Pourquoi les entreprises devraient-elles s'intéresser à la citoyenneté ?
Les gens se détournent de la chose publique et des élus parce qu'ils constatent l'impuissance des uns et des autres à faire face aux problèmes les plus graves. Cependant, chaque jour, ils inventent de nouveaux rapports aux autres en s'investissant dans des actions aussi diverses que le soutien scolaire, l'organisation d'une fête de voisinage ou le dialogue inter-religieux. En s'impliquant ainsi, ils contribuent au bien commun et, ce faisant, ils acquièrent des compétences humaines… ce qu'on oublie trop souvent.
Le monde économique soutient de plus en plus ce mouvement de fond, mais dans une logique de mécénat, comme si ce qui se passait là lui était extérieur.
N'y a-t-il pas là un paradoxe : comment les employeurs qui disent rechercher des collaborateurs autonomes et entreprenants pourraient-ils se désintéresser de l'acquisition des compétences qui y conduisent ?
Comment retrouver le goût de l'initiative ?
« Avons-nous encore prise sur notre avenir ? » Dans nos sociétés complexes, individualistes et apparemment dépossédées d'elles-mêmes, chacun est tenté de répondre non. Mais, dans le même temps, comme nous le constations, beaucoup de gens réagissent positivement par plus d'engagement, plus de citoyenneté perçue non seulement comme un ensemble de droits et devoirs politiques mais comme une capacité à prendre l’initiative dans la Cité. Les Américains parlent « d'empowerment ». Des citoyens entreprenants, innovateurs et pas simplement protestataires et qui, lorsqu’ils réagissent à un dysfonctionnement, tentent moins de le dénoncer que de le transformer.

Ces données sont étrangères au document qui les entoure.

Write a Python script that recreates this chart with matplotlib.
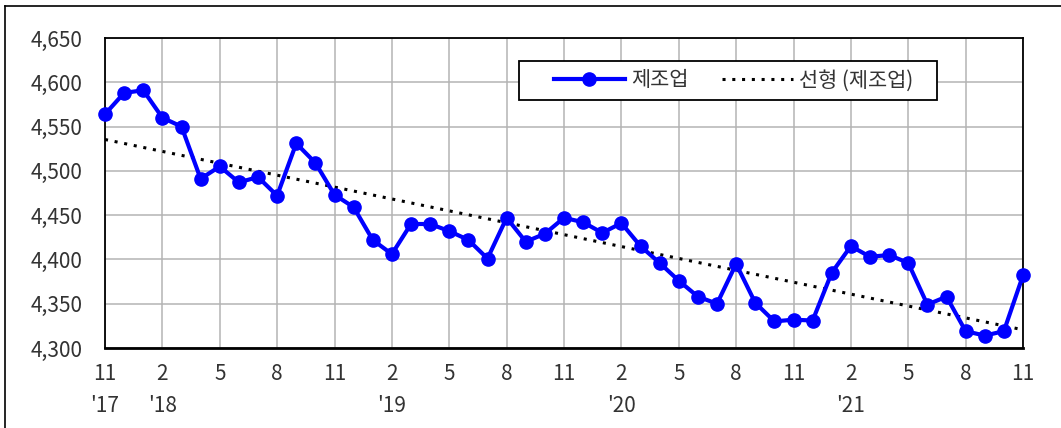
import numpy as np
import matplotlib
matplotlib.use('Agg')
from matplotlib import pyplot as plt
from matplotlib.lines import Line2D
from matplotlib.patches import Rectangle

plt.rcParams['font.family'] = ['Noto Sans CJK KR', 'DejaVu Sans']

# monthly values, Nov 2017 .. Nov 2021
values = [4564, 4588, 4591, 4560, 4550, 4491, 4505, 4487, 4493, 4472,
          4531, 4509, 4473, 4459, 4422, 4406, 4440, 4440, 4432, 4422,
          4401, 4447, 4420, 4429, 4447, 4442, 4430, 4441, 4415, 4396,
          4376, 4358, 4350, 4395, 4351, 4330, 4332, 4331, 4385, 4415,
          4403, 4405, 4396, 4349, 4358, 4319, 4314, 4319, 4382]
tick_labels = ["11\n'17", "2\n'18", "5\n", "8\n", "11\n",
               "2\n'19", "5\n", "8\n", "11\n",
               "2\n'20", "5\n", "8\n", "11\n",
               "2\n'21", "5\n", "8\n", "11\n"]
series_name = '제조업'
trend_name = '선형 (제조업)'

W, H = 1061, 428

x = np.arange(len(values))
slope, intercept = np.polyfit(x, values, 1)
trend = slope * x + intercept

fig = plt.figure(figsize=(W / 100, H / 100), dpi=100)
ax = fig.add_axes([105 / W, 1 - 348 / H, 918 / W, 310 / H])

ax.plot(x, values, color='#0000ff', linewidth=3, marker='o', markersize=9.5,
        zorder=3, clip_on=False)
ax.plot(x, trend, color='black', linestyle=(0, (1, 2.2)), linewidth=2.2, zorder=2)

ax.set_xlim(0, len(values) - 1)
ax.set_ylim(4300, 4650)
ax.set_yticks(np.arange(4300, 4651, 50))
ax.set_yticklabels(['{:,}'.format(v) for v in range(4300, 4651, 50)])
ax.set_xticks(x[::3])
ax.set_xticklabels(tick_labels, linespacing=1.55, va='top')
ax.tick_params(axis='both', length=0, labelsize=15, labelcolor='#333333')
ax.tick_params(axis='x', pad=11)
ax.tick_params(axis='y', pad=16)
ax.grid(True, color='#b4b4b4', linewidth=1.1)
ax.set_axisbelow(True)
for s in ax.spines.values():
  s.set_linewidth(1.3)
  s.set_color('black')
ax.spines['bottom'].set_linewidth(2)

# legend box drawn separately so the padding can be uneven
fig.add_artist(Rectangle((519 / W, 1 - 100 / H), 418 / W, 39 / H,
                         transform=fig.transFigure, facecolor='white',
                         edgecolor='black', linewidth=1.3, zorder=4))
handles = [Line2D([], [], color='#0000ff', linewidth=3, marker='o', markersize=9.5),
           Line2D([], [], color='black', linestyle=(0, (1, 2.2)), linewidth=2.2)]
leg = fig.legend(handles, [series_name, trend_name], ncol=2, loc='center left',
                 bbox_to_anchor=(554 / W, 1 - 80.5 / H),
                 borderaxespad=0, borderpad=0, frameon=False,
                 fontsize=15, handlelength=3.4, columnspacing=1.6,
                 handletextpad=0.3)
leg.set_zorder(5)
for t in leg.get_texts():
  t.set_color('#333333')

# outer frame (left and top only)
fig.add_artist(Line2D([5 / W, 5 / W], [0, 1 - 6 / H], color='black',
                      linewidth=1.2, transform=fig.transFigure))
fig.add_artist(Line2D([5 / W, 1], [1 - 6 / H, 1 - 6 / H], color='black',
                      linewidth=1.2, transform=fig.transFigure))

fig.savefig('out.png', dpi=100)
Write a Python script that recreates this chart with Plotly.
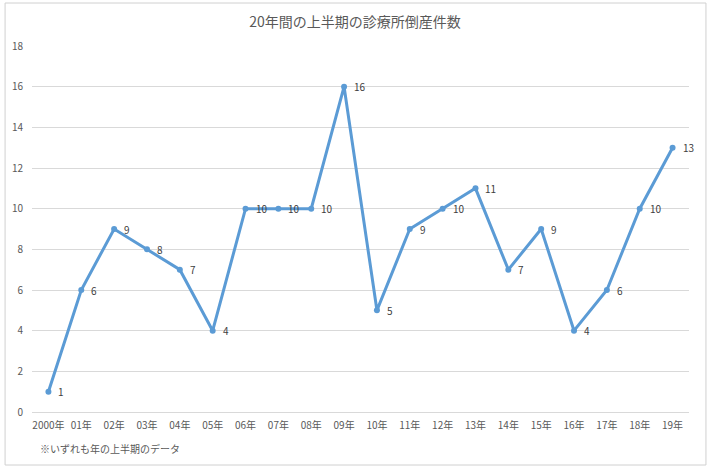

Voir ce qui ne va pas est un excellent moteur pour l'action… à condition de réussir à dépasser le sentiment d'impuissance qui saisit chacun d'entre nous face aux problèmes de société. D'où l'importance de commencer par un travail collectif le discernement qui amène à prendre conscience de sa responsabilité personnelle et du pouvoir qui en découle. Brûler cette étape conduit le plus souvent à un activisme dénonciateur ou à des engagements éphémères.
Repenser l'éducation populaire pour fortifier la société civile…
C'est ainsi que fonctionnait l'éducation populaire. Elle a permis à beaucoup de se découvrir citoyen mais c'est désormais un mouvement irrémédiablement « daté », incapable de reconquérir un public significatif. Malheureusement, ce qui avait été réussi il y a 60 ans au sortir de la guerre, personne ne le propose plus aujourd'hui dans un contexte qui demanderait pourtant des initiatives de l'ampleur de celles de l'après-guerre.
L'investissement dans le dépassement de l'impuissance individuelle est le plus sûr moyen d'inventer une croissance et un développement durable. Le monde associatif d'aujourd'hui est sans doute trop tourné vers l'action sectorielle ou trop aveuglément militant. Quant à l'Etat qui avait soutenu fortement l'éducation populaire, il a abandonné progressivement tout le champ de l'éducation permanente et de la formation continue : d'abord aux entreprises suite à la loi de 71, puis aux Conseils régionaux avec la décentralisation à partir des années 80. Il y a donc un vide et c'est aux entreprises et aux régions parce qu'elles sont en charge de « l'apprendre tout au long de la vie » qu'il appartient de le combler.
Elles ont tout intérêt à collaborer pour favoriser l'empowerment, pour recréer la dynamique sociétale dont notre pays a besoin et le sortir ainsi de la crise de confiance qu'il traverse. Une société civile forte et plus autonome à l'égard des Pouvoirs publics conduira nécessairement ceux-ci à se réformer ; l'inverse est impossible.
N'y a-t-il pas à imaginer d'urgence un co-investissement important des entreprises (sous la forme d'une Fondation) et de la Région (par une relance d'un programme d'éducation permanente) ? La simultanéité des engagements serait le signe d'un égal intérêt pour le déploiement des compétences indispensables au développement durable de Rhône-Alpes.